STALYBRIDGE AND RETURN FROM POYNTON
You can do this route from :
Lord Vernon's Wharf.
Higher Poynton is a pretty place to moor up, and the canal is wider here too. There are ducks and swans, and nearby is a recreation ground, also a pub just near Bridge 15 (Brownhills Bridge), called the Boar's Head. Children are welcome, and there is a garden with play area for the children.
The town of Stalybridge was the creation of the Industrial Revolution. In 1776 came the event that was to lead to the development of Stalybridge as a town - COTTON!
Cotton manufacture in the village was growing rapidly, and more water-powered mills were being built along the local steams as well as along the river.
Nelson Pit Visitor Centre is one of Poynton's hidden gems and is perfectly situated near to Poynton Marina for a relaxing afternoon.
Built on the site of a former colliery, this bijoux centre features displays about Poynton's mining history, the origins of the Middlewood Way and the local canal network.
Anson Engine Museum is also just a short walk from the Marina- it houses a unique collection of over 250 gas and oil engines, also a fantastic display showing the development of the internal combustion engine. The museum has a collection which tells the story of the engine from the cannon to the sophisticated, electronically controlled engine of the future.

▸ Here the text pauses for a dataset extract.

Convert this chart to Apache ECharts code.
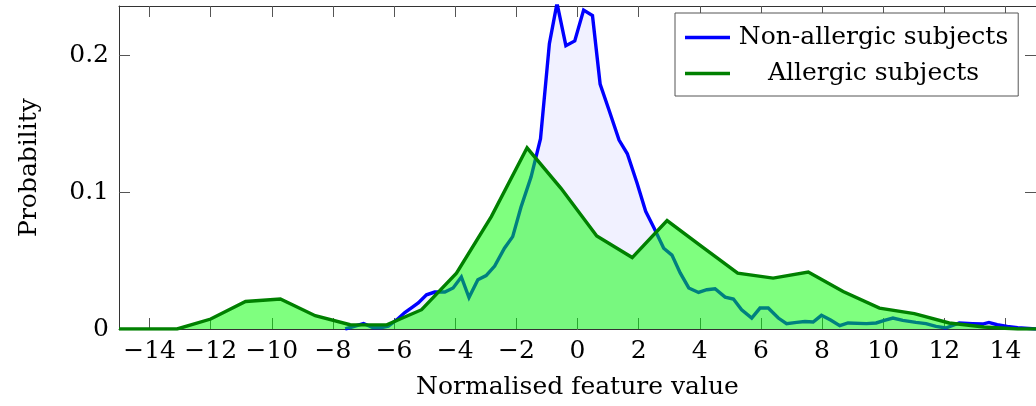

The museum also has a steam section with two Robey engines; an A frame and a beam engine. Pride of place goes to the Stott engine that used to drive a cotton wadding mill in Hazel Grove.
The suggested mooring for the first night is nearly two hours away, at Marple Top Lock No. 16. This is the first lock at Marple Junction. Unless you get there early enough, you won't have time to go through the locks before dusk, as there are 15 of them, and you cannot stop mid-flight.

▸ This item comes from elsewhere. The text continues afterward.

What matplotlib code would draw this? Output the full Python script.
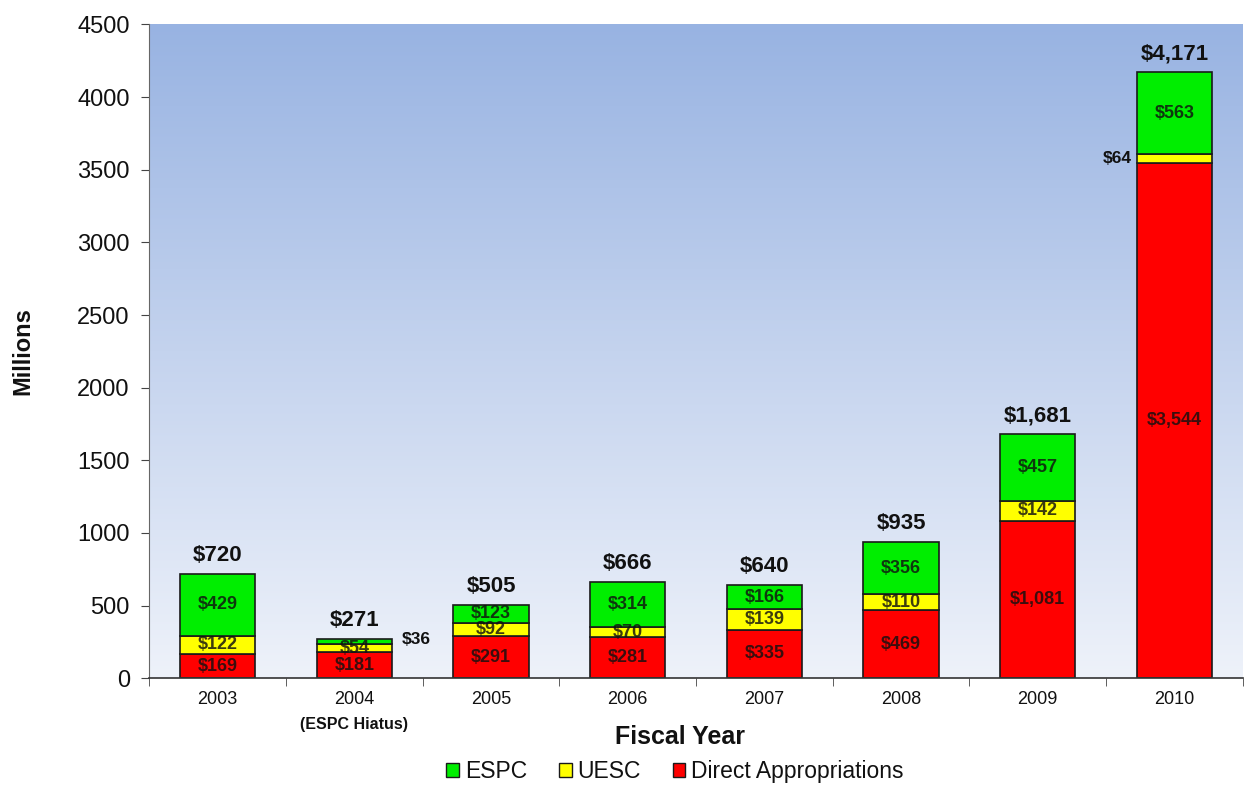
import numpy as np
import matplotlib
matplotlib.use("Agg")
import matplotlib.pyplot as plt
from matplotlib.colors import LinearSegmentedColormap
from matplotlib.patches import Patch

years = ["2003", "2004", "2005", "2006", "2007", "2008", "2009", "2010"]
direct = [169, 181, 291, 281, 335, 469, 1081, 3544]
uesc = [122, 54, 92, 70, 139, 110, 142, 64]
espc = [429, 36, 123, 314, 166, 356, 457, 563]
totals = ["$720", "$271", "$505", "$666", "$640", "$935", "$1,681", "$4,171"]
direct_lbl = ["$169", "$181", "$291", "$281", "$335", "$469", "$1,081", "$3,544"]
uesc_lbl = ["$122", "$54", "$92", "$70", "$139", "$110", "$142", "$64"]
espc_lbl = ["$429", "$36", "$123", "$314", "$166", "$356", "$457", "$563"]

plt.rcParams['font.family'] = ['Liberation Sans', 'DejaVu Sans']

fig = plt.figure(figsize=(12.44, 7.86), dpi=100)
ax = fig.add_axes([0.12, 0.137, 0.879, 0.832])

x = np.arange(len(years))
w = 0.55

# vertical gradient behind the bars
cmap = LinearSegmentedColormap.from_list("bg", ["#eef2fa", "#c4d3ee", "#98b3e2"])
grad = np.linspace(0, 1, 256).reshape(-1, 1)
ax.imshow(grad, cmap=cmap, aspect="auto", origin="lower",
          extent=[-0.5, len(years) - 0.5, 0, 4500], zorder=0)

ec = "#1a1a1a"
ax.bar(x, direct, w, color="#ff0000", edgecolor=ec, linewidth=1.2, zorder=2)
ax.bar(x, uesc, w, bottom=direct, color="#ffff00", edgecolor=ec, linewidth=1.2, zorder=2)
b3 = np.array(direct) + np.array(uesc)
ax.bar(x, espc, w, bottom=b3, color="#00ee00", edgecolor=ec, linewidth=1.2, zorder=2)

txt = "#111111"
lab = dict(ha="center", va="center", fontsize=13, fontweight="bold",
           color=txt, alpha=0.82, zorder=3)
for i in range(len(years)):
    ax.text(x[i], direct[i] / 2, direct_lbl[i], **lab)
    if i == 7:
        ax.text(x[i] - w / 2 - 0.04, direct[i] + uesc[i] / 2, uesc_lbl[i],
                ha="right", va="center", fontsize=12.5, fontweight="bold", color=txt)
    else:
        ax.text(x[i], direct[i] + uesc[i] / 2, uesc_lbl[i], **lab)
    if i == 1:
        ax.text(x[i] + w / 2 + 0.07, 265, espc_lbl[i],
                ha="left", va="center", fontsize=12.5, fontweight="bold", color=txt)
    else:
        ax.text(x[i], b3[i] + espc[i] / 2, espc_lbl[i], **lab)
    top = b3[i] + espc[i]
    ax.text(x[i], top + 55, totals[i], ha="center", va="bottom",
            fontsize=16, fontweight="bold", color=txt)

ax.set_xlim(-0.5, len(years) - 0.5)
ax.set_ylim(0, 4500)
ax.set_yticks(np.arange(0, 4501, 500))
ax.tick_params(axis="y", labelsize=17, length=6, color="#444444", pad=8,
               labelcolor="#111111")
ax.set_xticks(x)
ax.set_xticklabels(years, fontsize=13, color="#111111")
ax.tick_params(axis="x", length=0, pad=9)
ax.set_xticks(np.arange(-0.5, len(years)), minor=True)
ax.tick_params(axis="x", which="minor", length=6, color="#444444")

for s in ["top", "right"]:
    ax.spines[s].set_visible(False)
ax.spines["left"].set_color("#666666")
ax.spines["bottom"].set_color("#333333")
ax.spines["bottom"].set_linewidth(1.2)

ax.text(1, -0.071, "(ESPC Hiatus)", transform=ax.get_xaxis_transform(),
        ha="center", va="center", fontsize=11.5, fontweight="bold", color="#111111")

ax.set_ylabel("Millions", fontsize=17, fontweight="bold", labelpad=31, color="#111111")
ax.set_xlabel("Fiscal Year", fontsize=18, fontweight="bold", color="#111111")
ax.xaxis.set_label_coords(0.485, -0.071)

handles = [Patch(facecolor="#00ee00", edgecolor=ec, label="ESPC"),
           Patch(facecolor="#ffff00", edgecolor=ec, label="UESC"),
           Patch(facecolor="#ff0000", edgecolor=ec, label="Direct Appropriations")]
fig.legend(handles=handles, loc="center", ncol=3, frameon=False,
           fontsize=16.5, bbox_to_anchor=(0.5426, 0.018), handlelength=0.55,
           handleheight=0.55, handletextpad=0.25, columnspacing=1.4,
           labelcolor="#111111", borderpad=0.1)

fig.savefig("out.png", dpi=100)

The Macclesfield Canal wends its way through largely unspoilt countryside, with little villages and occasional pubs along the way. You will very soon encounter a tall aqueduct over a railway. Looking to the west, you may glimpse the suburbs of Stockport and Manchester. Close to Eccles Bridge 3 at Goyt Mill, there is a fish and chip shop.
Soon, you will reach Marple Junction, where you will bear left and moor up, just before the Marple Locks. At Church Lane Bridge No. 2 there is another pub, the Ring O' Bells. It has a canalside patio and garden, and children are welcome.

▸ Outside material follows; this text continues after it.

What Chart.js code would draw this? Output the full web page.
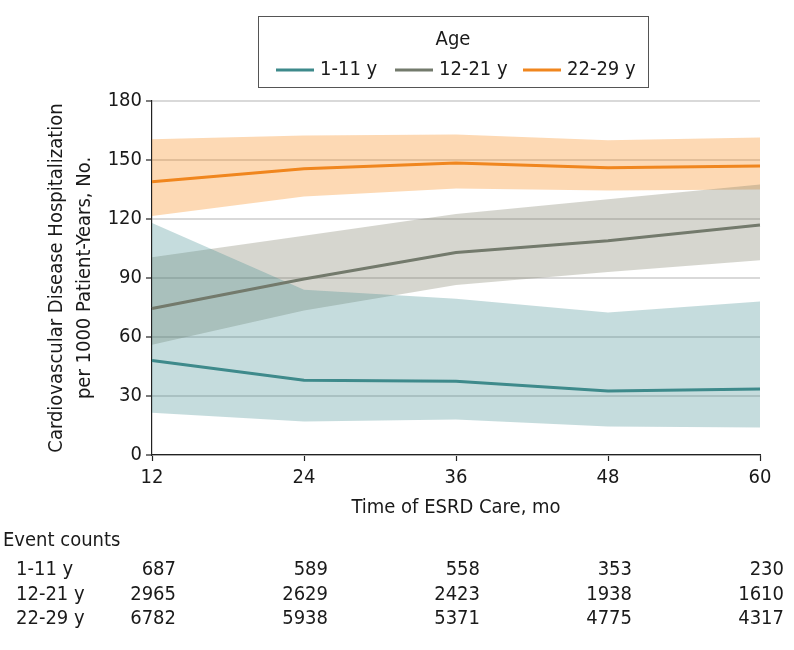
<!DOCTYPE html>
<html>
<head>
<meta charset="utf-8">
<script src="https://cdn.jsdelivr.net/npm/chart.js@4/dist/chart.umd.min.js"></script>
<style>
  html, body { margin: 0; padding: 0; background: #fff; }
  #wrap { width: 794px; height: 650px; position: relative; }
</style>
</head>
<body>
<div id="wrap"><canvas id="chart" width="794" height="650"></canvas></div>
<script>
// ---- data ----
const months = [12, 24, 36, 48, 60];
const groups = ['1-11 y', '12-21 y', '22-29 y'];

const rate_1_11 = [48, 38, 37.5, 32.5, 33.5];
const lower_1_11 = [21.5, 17, 18, 14.5, 14];
const upper_1_11 = [118, 84, 79.5, 72.5, 78];

const rate_12_21 = [74.5, 89.5, 103, 109, 117];
const lower_12_21 = [56, 73.5, 86.5, 93, 99];
const upper_12_21 = [100.5, 111.5, 122.5, 130, 137.5];

const rate_22_29 = [139, 145.5, 148.5, 146, 147];
const lower_22_29 = [121.5, 131.5, 135.5, 134.5, 135];
const upper_22_29 = [160.5, 162.5, 163, 160, 161.5];

const counts_1_11 = [687, 589, 558, 353, 230];
const counts_12_21 = [2965, 2629, 2423, 1938, 1610];
const counts_22_29 = [6782, 5938, 5371, 4775, 4317];

const yTicks = [0, 30, 60, 90, 120, 150, 180];

// ---- styles ----
const FONT = "'DejaVu Sans Condensed', 'Liberation Sans Narrow', 'Roboto Condensed', 'Noto Sans', sans-serif";
const TEXT = '#1a1a1a';
const lineColors = ['#3e8a8b', '#737a6c', '#f0861e'];
const bandColors = ['rgba(62,138,142,0.3)', 'rgba(118,118,95,0.3)', 'rgba(248,128,8,0.3)'];

const rates = [rate_1_11, rate_12_21, rate_22_29];
const lowers = [lower_1_11, lower_12_21, lower_22_29];
const uppers = [upper_1_11, upper_12_21, upper_22_29];
const counts = [counts_1_11, counts_12_21, counts_22_29];

function buildDatasets() {
    const sets = [];
    groups.forEach((g, i) => {
        sets.push({
            label: g + ' lower', data: lowers[i], borderWidth: 0, pointRadius: 0,
            fill: false, order: 2, backgroundColor: 'transparent', borderColor: 'transparent'
        });
        sets.push({
            label: g + ' upper', data: uppers[i], borderWidth: 0, pointRadius: 0,
            fill: '-1', order: 2, backgroundColor: bandColors[i], borderColor: 'transparent'
        });
    });
    groups.forEach((g, i) => {
        sets.push({
            label: g, data: rates[i], borderColor: lineColors[i], borderWidth: 3,
            pointRadius: 0, fill: false, order: 0, tension: 0
        });
    });
    return sets;
}

// legend box + event counts table, drawn on the canvas
const extrasPlugin = {
    id: 'extras',
    afterDraw(chart) {
        const ctx = chart.ctx;
        ctx.save();

        // legend
        ctx.strokeStyle = '#555';
        ctx.lineWidth = 1;
        ctx.strokeRect(258.5, 16.5, 390, 71);
        ctx.fillStyle = TEXT;
        ctx.font = '20px ' + FONT;
        ctx.textAlign = 'center';
        ctx.textBaseline = 'middle';
        ctx.fillText('Age', 453, 40);
        const itemX = [276, 395, 523];
        ctx.textAlign = 'left';
        groups.forEach((g, i) => {
            ctx.strokeStyle = lineColors[i];
            ctx.lineWidth = 3;
            ctx.beginPath();
            ctx.moveTo(itemX[i], 70);
            ctx.lineTo(itemX[i] + 38, 70);
            ctx.stroke();
            ctx.fillStyle = TEXT;
            ctx.fillText(g, itemX[i] + 44, 70);
        });

        // event counts table
        const x = chart.scales.x;
        ctx.font = '20px ' + FONT;
        ctx.fillStyle = TEXT;
        ctx.textAlign = 'left';
        ctx.fillText('Event counts', 3, 541);
        const rowY = [570, 595, 619];
        groups.forEach((g, r) => {
            ctx.textAlign = 'left';
            ctx.fillText(g, 16, rowY[r]);
            ctx.textAlign = 'right';
            counts[r].forEach((c, k) => {
                ctx.fillText(String(c), x.getPixelForValue(k) + 24, rowY[r]);
            });
        });
        ctx.restore();
    }
};

new Chart(document.getElementById('chart'), {
    type: 'line',
    data: { labels: months, datasets: buildDatasets() },
    options: {
        responsive: false,
        animation: false,
        layout: { padding: { left: 0, top: 101, right: 34, bottom: 127 } },
        plugins: {
            legend: { display: false },
            tooltip: { enabled: false },
            filler: { propagate: false }
        },
        scales: {
            x: {
                offset: false,
                afterFit(scale) { scale.height = 68; },
                grid: { drawOnChartArea: false, drawTicks: true, tickLength: 6, tickColor: '#222', tickWidth: 1.2 },
                border: { color: '#222', width: 1.2 },
                ticks: { color: TEXT, font: { family: FONT, size: 20 }, padding: 5, maxRotation: 0 },
                title: {
                    display: true, text: 'Time of ESRD Care, mo', color: TEXT,
                    font: { family: FONT, size: 20 }, padding: { top: 0, bottom: 3 }
                }
            },
            y: {
                min: 0, max: 180,
                afterFit(scale) { scale.width = 152; },
                afterBuildTicks(scale) { scale.ticks = yTicks.map(v => ({ value: v })); },
                grid: { color: '#d9d9d9', lineWidth: 2, drawTicks: true, tickLength: 6, tickColor: '#222', tickWidth: 1.2 },
                border: { color: '#222', width: 1.2 },
                ticks: { color: TEXT, font: { family: FONT, size: 20 }, padding: 4 },
                title: {
                    display: true,
                    text: ['Cardiovascular Disease Hospitalization', 'per 1000 Patient-Years, No.'],
                    color: TEXT, font: { family: FONT, size: 20, lineHeight: 1.4 },
                    padding: { top: 43, bottom: 0 }
                }
            }
        }
    },
    plugins: [extrasPlugin]
});
</script>
</body>
</html>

You will have cruised for just less than two hours.
First task today is navigating the 16 Marple Locks, on the Peak Forest Canal. The first four are quite close together, the rest spaced further apart, making the total distance around a mile long. At this point, the canal is 500ft above sea level.
Not far from the canal, to the left, is the town of Marple. Ludworth Moor is quite nearby, where there are ruins of an old Celtic Druid's temple, known as 'Robin Hood's Picking Rods'.
Once through the locks, it's not far to Marple Aqueduct, a three-arched ancient monument, over the River Goyt. It stands at almost 100ft above the River. Then you will go through Hyde Bank Tunnel, which is 308yds long, continuing northwards, then over a couple of minor aqueducts, and cruising through Romily, Bredbury and Woodley, where you will cruise through the narrow Woodley Tunnel, 176yds long.
There are a couple of pubs in Romily -the Duke of York, east of Bridge 14; children welcome and outside seating, and the Friendship Inn, also east of Bridge 14; children welcome, but only until early evening.
Continuing northwards, as you make your way to Dunkinfield Junction, the canal becomes more suburban, and to the right, beyond the M67 Bridge, you can see the industrial town of Hyde, which is in Greater Manchester. There is a pub at Dunkinfield called the Globe Hotel, near Bridge No. 2, with an outdoor patio and children welcome.
Ashton under Lyne is at the junction, and if you have time you might like to moor up and have a look around.
At the junction, bear right onto the Huddersfield Canal, towards Stalybridge, where you can moor up for the night if you wish. You will need to turn around here in preparation for the return journey tomorrow. The canal is the focus of this bustling town, and there are many colourful boats moored along the canal. There is plenty of mooring space between locks 4W and 8W. In the distance, above the rooftops, you can make out the Pennines.
Pubs are plentiful in Stalybridge – Station Buffet Bar; Q Inn; Old Fleece Hotel; White House; Bridge Inn, and Bull's Head. The town is around 8 miles from Manchester city centre, and has its own football club.
For more information about Stalybridge, visit their website. (useful links below)
You will have cruised for nearly 7 and a half hours, cruised 9 miles and navigated 21 locks.
After turning your boat, you will make your return journey, which should take around 9 hours.
NB: This route has been provided as a guide only. Information may become inaccurate or out of date. You should always check with the marina that the route is possible within your time frame, current weather conditions and canal stoppages etc.